[3/4] restore: Split restore_one_helper() and wait exiting zombie children

Submitted by Kirill Tkhai on Dec. 28, 2017, 9:35 a.m.

Details

Message ID 151445374752.3248.11114452193501629150.stgit@localhost.localdomain
State New
Series "Fix restore of tasks having zombie pgid"
Headers show

Commit Message

Kirill Tkhai Dec. 28, 2017, 9:35 a.m.
Zombie is also can be choosen as a parent for task helper like
any other task.

If the task helper exits between restore_finish_stage(CR_STATE_RESTORE)
and zombie_prepare_signals()->SIG_UNBLOCK, the standard criu SIGCHLD
handler is called, and the restore fails:

(00.057762)     41: Error (criu/cr-restore.c:1557): 40 exited, status=0
(00.057815) Error (criu/cr-restore.c:2465): Restoring FAILED.

This patch makes restore_one_zombie() behave as restore_one_helper()
and to wait children exits before allowing SIGCHLD. This makes us
safe against races with exiting children.

See next patch for test details.

Signed-off-by: Kirill Tkhai <ktkhai@virtuozzo.com>
---
 criu/cr-restore.c |   33 ++++++++++++++++++++-------------
 1 file changed, 20 insertions(+), 13 deletions(-)

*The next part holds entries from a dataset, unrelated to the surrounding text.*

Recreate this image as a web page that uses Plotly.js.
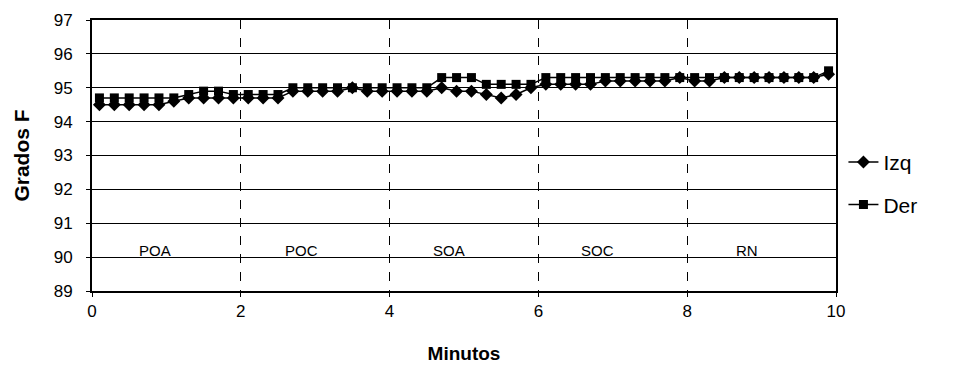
<!DOCTYPE html>
<html>
<head>
<meta charset="utf-8">
<script src="https://cdn.plot.ly/plotly-3.0.1.min.js"></script>
<style>html,body{margin:0;padding:0;background:#fff;}#chart{width:971px;height:365px;}</style>
</head>
<body>
<div id="chart"></div>
<script>
// Time in minutes
const minutes = [0.1,0.3,0.5,0.7,0.9,1.1,1.3,1.5,1.7,1.9,
                 2.1,2.3,2.5,2.7,2.9,3.1,3.3,3.5,3.7,3.9,
                 4.1,4.3,4.5,4.7,4.9,5.1,5.3,5.5,5.7,5.9,
                 6.1,6.3,6.5,6.7,6.9,7.1,7.3,7.5,7.7,7.9,
                 8.1,8.3,8.5,8.7,8.9,9.1,9.3,9.5,9.7,9.9];
const izq = [94.5,94.5,94.5,94.5,94.5,94.6,94.7,94.7,94.7,94.7,
             94.7,94.7,94.7,94.9,94.9,94.9,94.9,95.0,94.9,94.9,
             94.9,94.9,94.9,95.0,94.9,94.9,94.8,94.7,94.8,95.0,
             95.1,95.1,95.1,95.1,95.2,95.2,95.2,95.2,95.2,95.3,
             95.2,95.2,95.3,95.3,95.3,95.3,95.3,95.3,95.3,95.4];
const der = [94.7,94.7,94.7,94.7,94.7,94.7,94.8,94.9,94.9,94.8,
             94.8,94.8,94.8,95.0,95.0,95.0,95.0,95.0,95.0,95.0,
             95.0,95.0,95.0,95.3,95.3,95.3,95.1,95.1,95.1,95.1,
             95.3,95.3,95.3,95.3,95.3,95.3,95.3,95.3,95.3,95.3,
             95.3,95.3,95.3,95.3,95.3,95.3,95.3,95.3,95.3,95.5];
const phaseLabels = ["POA","POC","SOA","SOC","RN"];
const phaseX = [0.85,2.82,4.8,6.8,8.8];
const phaseY = 90.2;
const yTicks = [89,90,91,92,93,94,95,96,97];

const traces = [
  {x: minutes, y: izq, name: "Izq", legendgroup: "a", mode: "lines+markers", type: "scatter",
   line: {color: "#000", width: 1.5}, marker: {symbol: "diamond", size: 10, color: "#000"}},
  {x: minutes, y: der, name: "Der", legendgroup: "b", mode: "lines+markers", type: "scatter",
   line: {color: "#000", width: 1.5}, marker: {symbol: "square", size: 9, color: "#000"}}
];

const annotations = phaseLabels.map((t, i) => ({
  x: phaseX[i], y: phaseY, xref: "x", yref: "y", text: t, showarrow: false,
  font: {family: "Arial, Liberation Sans, sans-serif", size: 15, color: "#000"}
}));

const layout = {
  width: 971, height: 365,
  margin: {l: 92, r: 135, t: 20, b: 74},
  paper_bgcolor: "#fff", plot_bgcolor: "#fff",
  font: {family: "Arial, Liberation Sans, sans-serif", color: "#000"},
  showlegend: true,
  legend: {x: 1.01, y: 0.55, xanchor: "left", yanchor: "top",
           font: {size: 21, color: "#000"}, bgcolor: "rgba(0,0,0,0)", tracegroupgap: 12},
  xaxis: {range: [0, 10], tickvals: [0,2,4,6,8,10], ticktext: ["0","2","4","6","8","10"],
          showgrid: true, gridcolor: "#000", griddash: "dash", gridwidth: 1,
          zeroline: false, showline: true, linecolor: "#000", linewidth: 2, mirror: true,
          ticks: "outside", ticklen: 4, tickcolor: "#000",
          tickfont: {size: 17, color: "#000"},
          title: {text: "<b>Minutos</b>", font: {size: 19, color: "#000"}, standoff: 26}},
  yaxis: {range: [89, 97], tickvals: yTicks,
          showgrid: true, gridcolor: "#000", gridwidth: 1,
          zeroline: false, showline: true, linecolor: "#000", linewidth: 2, mirror: true,
          ticks: "outside", ticklen: 4, tickcolor: "#000", ticklabelstandoff: 10,
          tickfont: {size: 17, color: "#000"},
          title: {text: "<b>Grados F</b>", font: {size: 21, color: "#000"}, standoff: 18}},
  annotations: annotations
};

Plotly.newPlot("chart", traces, layout, {displayModeBar: false, staticPlot: true});
</script>
</body>
</html>
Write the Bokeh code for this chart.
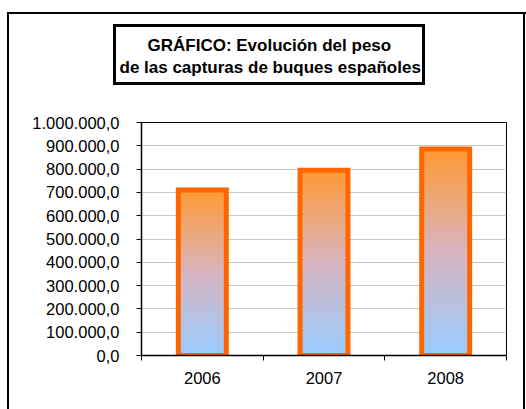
from bokeh.plotting import figure
from bokeh.models import Range1d, FixedTicker, Title
from bokeh.embed import file_html
from bokeh.resources import INLINE

# ---- data ----
years = ["2006", "2007", "2008"]
capturas = [710000, 795000, 886000]
y_ticks = [0, 100000, 200000, 300000, 400000, 500000, 600000, 700000, 800000, 900000, 1000000]
y_tick_labels = ["0,0", "100.000,0", "200.000,0", "300.000,0", "400.000,0", "500.000,0",
                 "600.000,0", "700.000,0", "800.000,0", "900.000,0", "1.000.000,0"]
title_lines = ["GRÁFICO: Evolución del peso", "de las capturas de buques españoles"]

FONT = "Liberation Sans"

# frame lines of the chart area and of the title box (page decoration, CSS)
lines = [  # (x, y, w, h)
    (7, 12, 2, 400), (7, 12, 519, 2), (523, 12, 2, 400),
    (113, 24, 3, 61), (422, 24, 3, 61), (113, 24, 312, 3), (113, 82, 312, 3),
]
css = {
    "background-color": "white",
    "background-image": ", ".join(["linear-gradient(#000, #000)"] * len(lines)),
    "background-position": ", ".join(f"{x}px {y}px" for x, y, w, h in lines),
    "background-size": ", ".join(f"{w}px {h}px" for x, y, w, h in lines),
    "background-repeat": "no-repeat",
}

p = figure(width=526, height=409, output_backend="svg", toolbar_location=None,
           x_range=Range1d(0, len(years)), y_range=Range1d(0, 1000000),
           min_border_left=141, min_border_right=20, min_border_top=122, min_border_bottom=54,
           styles=css)
p.background_fill_color = "white"
p.border_fill_color = None
p.outline_line_color = "black"
p.outline_line_width = 1

# ---- title (two centred lines) ----
def style_title(t):
    t.text_font = FONT
    t.text_font_style = "bold"
    t.text_font_size = "17px"
    t.text_color = "black"
    t.align = "left"
    t.standoff = 0

p.title.text = title_lines[0]
style_title(p.title)
p.title.offset = 6
p.title.padding = dict(left=0, right=0, top=0, bottom=1)
t2 = Title(text=title_lines[1])
style_title(t2)
t2.offset = -22
t2.padding = dict(left=0, right=0, top=0, bottom=46)
p.add_layout(t2, "above")

# ---- gradient bars (nested quads, bottom blue -> top orange) ----
stops = [(0.0, (153, 204, 255)), (0.5, (215, 180, 192)), (1.0, (255, 153, 51))]

def grad(t):
    for (t0, c0), (t1_, c1) in zip(stops[:-1], stops[1:]):
        if t <= t1_:
            f = (t - t0) / (t1_ - t0)
            return "#%02x%02x%02x" % tuple(int(round(a + (b - a) * f)) for a, b in zip(c0, c1))
    return "#%02x%02x%02x" % stops[-1][1]

half = 0.197
N = 80
L, R, T, B, C = [], [], [], [], []
for k in range(N, 0, -1):
    for i, v in enumerate(capturas):
        L.append(i + 0.5 - half)
        R.append(i + 0.5 + half)
        B.append(0)
        T.append(v * k / N)
        C.append(grad((k - 0.5) / N))
p.quad(left=L, right=R, top=T, bottom=B, fill_color=C, line_color=None)

xc = [i + 0.5 for i in range(len(years))]
p.quad(left=[x - half for x in xc], right=[x + half for x in xc], top=capturas,
       bottom=[0] * len(years), fill_color=None, line_color="#FF6600", line_width=5,
       line_join="miter")

# ---- axes ----
p.xgrid.visible = False
p.ygrid.ticker = FixedTicker(ticks=y_ticks)
p.ygrid.grid_line_color = "#C8C8C8"
p.ygrid.grid_line_width = 1

ya = p.yaxis[0]
ya.ticker = FixedTicker(ticks=y_ticks)
ya.major_label_overrides = {t: s for t, s in zip(y_ticks, y_tick_labels)}
ya.major_tick_out = 5
ya.major_tick_in = 0
ya.minor_tick_out = 0
ya.minor_tick_in = 0
ya.axis_line_width = 1.5
ya.axis_line_color = "black"
ya.major_tick_line_color = "black"
ya.major_label_standoff = 17
ya.major_label_text_font = FONT
ya.major_label_text_font_size = "16.5px"
ya.major_label_text_color = "black"

xa = p.xaxis[0]
xa.ticker = FixedTicker(ticks=xc, minor_ticks=list(range(len(years) + 1)))
xa.major_label_overrides = {x: y for x, y in zip(xc, years)}
xa.major_tick_out = 0
xa.major_tick_in = 0
xa.minor_tick_out = 5
xa.minor_tick_in = 0
xa.minor_tick_line_color = "black"
xa.axis_line_width = 1.5
xa.axis_line_color = "black"
xa.major_label_standoff = 11
xa.major_label_text_font = FONT
xa.major_label_text_font_size = "16.5px"
xa.major_label_text_color = "black"

open("out.html", "w").write(file_html(p, INLINE))
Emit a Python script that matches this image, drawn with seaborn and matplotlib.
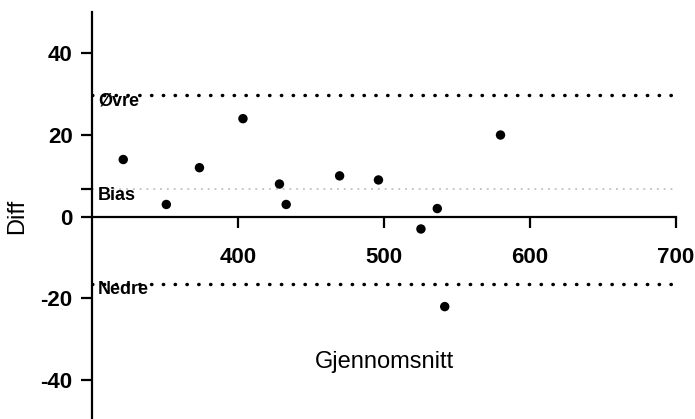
import matplotlib
matplotlib.use("Agg")
import matplotlib.pyplot as plt
import seaborn as sns
import numpy as np
import pandas as pd

# Bland-Altman data
mean_vals = [321.4, 350.9, 373.6, 403.4, 428.4, 433.0, 469.6, 496.2, 525.3, 536.5, 541.6, 579.8]
diff_vals = [14, 3, 12, 24, 8, 3, 10, 9, -3, 2, -22, 20]
x_ticks = [400, 500, 600, 700]
y_ticks = [-40, -20, 0, 20, 40]

df = pd.DataFrame({"Gjennomsnitt": mean_vals, "Diff": diff_vals})

# bias and limits of agreement
bias = np.mean(diff_vals)
sd = np.std(diff_vals, ddof=1)
upper = bias + 1.96 * sd
lower = bias - 1.96 * sd

sns.set_theme(style="white")
plt.rcParams["font.family"] = ["Liberation Sans", "DejaVu Sans"]
plt.rcParams["text.color"] = "black"

fig = plt.figure(figsize=(6.95, 4.19), dpi=100)
ax = fig.add_axes([92 / 695, -0.0048, 584 / 695, 0.9751])

sns.scatterplot(data=df, x="Gjennomsnitt", y="Diff", ax=ax, color="black",
                s=46, edgecolor="none", zorder=4)

# reference lines
ax.plot([300, 700], [upper, upper], color="black", lw=2.5,
        linestyle=(0, (0.1, 3.3)), dash_capstyle="round", zorder=2)
ax.plot([300, 700], [lower, lower], color="black", lw=2.5,
        linestyle=(0, (0.1, 3.3)), dash_capstyle="round", zorder=2)
ax.plot([300, 700], [bias, bias], color="#c8c8c8", lw=1.4,
        linestyle=(0, (1, 2.5)), zorder=1)

lbl = dict(fontsize=13, fontweight="bold", ha="left", va="top", color="black", zorder=5)
ax.text(304, upper + 0.6, "Øvre", **lbl)
ax.text(304, bias + 0.6, "Bias", **lbl)
ax.text(304, lower + 0.7, "Nedre", **lbl)

ax.set_xlim(300, 700)
ax.set_ylim(-50, 50)

ax.spines["top"].set_visible(False)
ax.spines["right"].set_visible(False)
ax.spines["bottom"].set_position(("data", 0))
for s in ["left", "bottom"]:
    ax.spines[s].set_linewidth(1.6)
    ax.spines[s].set_color("black")

ax.set_xticks(x_ticks)
ax.set_xticklabels([str(v) for v in x_ticks])
ax.set_yticks(y_ticks + [bias])
ax.set_yticklabels([str(v) for v in y_ticks] + [""])
ax.tick_params(axis="both", direction="out", length=8, width=1.6, color="black",
               labelsize=16, labelcolor="black")
ax.tick_params(axis="x", pad=14, bottom=True)
ax.tick_params(axis="y", pad=6, left=True)
for t in ax.get_xticklabels() + ax.get_yticklabels():
    t.set_fontweight("bold")

ax.set_xlabel("")
ax.set_ylabel("")
fig.text(384 / 695, 1 - 362 / 419, "Gjennomsnitt", fontsize=17,
         ha="center", va="center", color="black")
fig.text(17 / 695, 1 - 216 / 419, "Diff", fontsize=17, rotation=90,
         ha="center", va="center", color="black")

fig.savefig("out.png", dpi=100)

Patch hide | download patch | download mbox

diff --git a/criu/cr-restore.c b/criu/cr-restore.c
index 5bebc3d61..7545572dc 100644
--- a/criu/cr-restore.c
+++ b/criu/cr-restore.c
@@ -1111,6 +1111,8 @@  static int wait_on_helpers_zombies(void)
 	return 0;
 }
 
+static int wait_exiting_children(void);
+
 static int restore_one_zombie(CoreEntry *core)
 {
 	int exit_code = core->tc->exit_code;
@@ -1129,7 +1131,7 @@  static int restore_one_zombie(CoreEntry *core)
 	prctl(PR_SET_NAME, (long)(void *)core->tc->comm, 0, 0, 0);
 
 	if (task_entries != NULL) {
-		restore_finish_stage(task_entries, CR_STATE_RESTORE);
+		wait_exiting_children();
 		zombie_prepare_signals();
 	}
 
@@ -1233,21 +1235,10 @@  static bool child_death_expected(void)
 	return false;
 }
 
-/*
- * Restore a helper process - artificially created by criu
- * to restore attributes of process tree.
- * - sessions for each leaders are dead
- * - process groups with dead leaders
- * - dead tasks for which /proc/<pid>/... is opened by restoring task
- * - whatnot
- */
-static int restore_one_helper(void)
+static int wait_exiting_children(void)
 {
 	siginfo_t info;
 
-	if (prepare_fds(current))
-		return -1;
-
 	if (!child_death_expected()) {
 		/*
 		 * Restoree has no children that should die, during restore,
@@ -1290,6 +1281,22 @@  static int restore_one_helper(void)
 	return 0;
 }
 
+/*
+ * Restore a helper process - artificially created by criu
+ * to restore attributes of process tree.
+ * - sessions for each leaders are dead
+ * - process groups with dead leaders
+ * - dead tasks for which /proc/<pid>/... is opened by restoring task
+ * - whatnot
+ */
+static int restore_one_helper(void)
+{
+	if (prepare_fds(current))
+		return -1;
+
+	return wait_exiting_children();
+}
+
 static int restore_one_task(int pid, CoreEntry *core)
 {
 	int i, ret;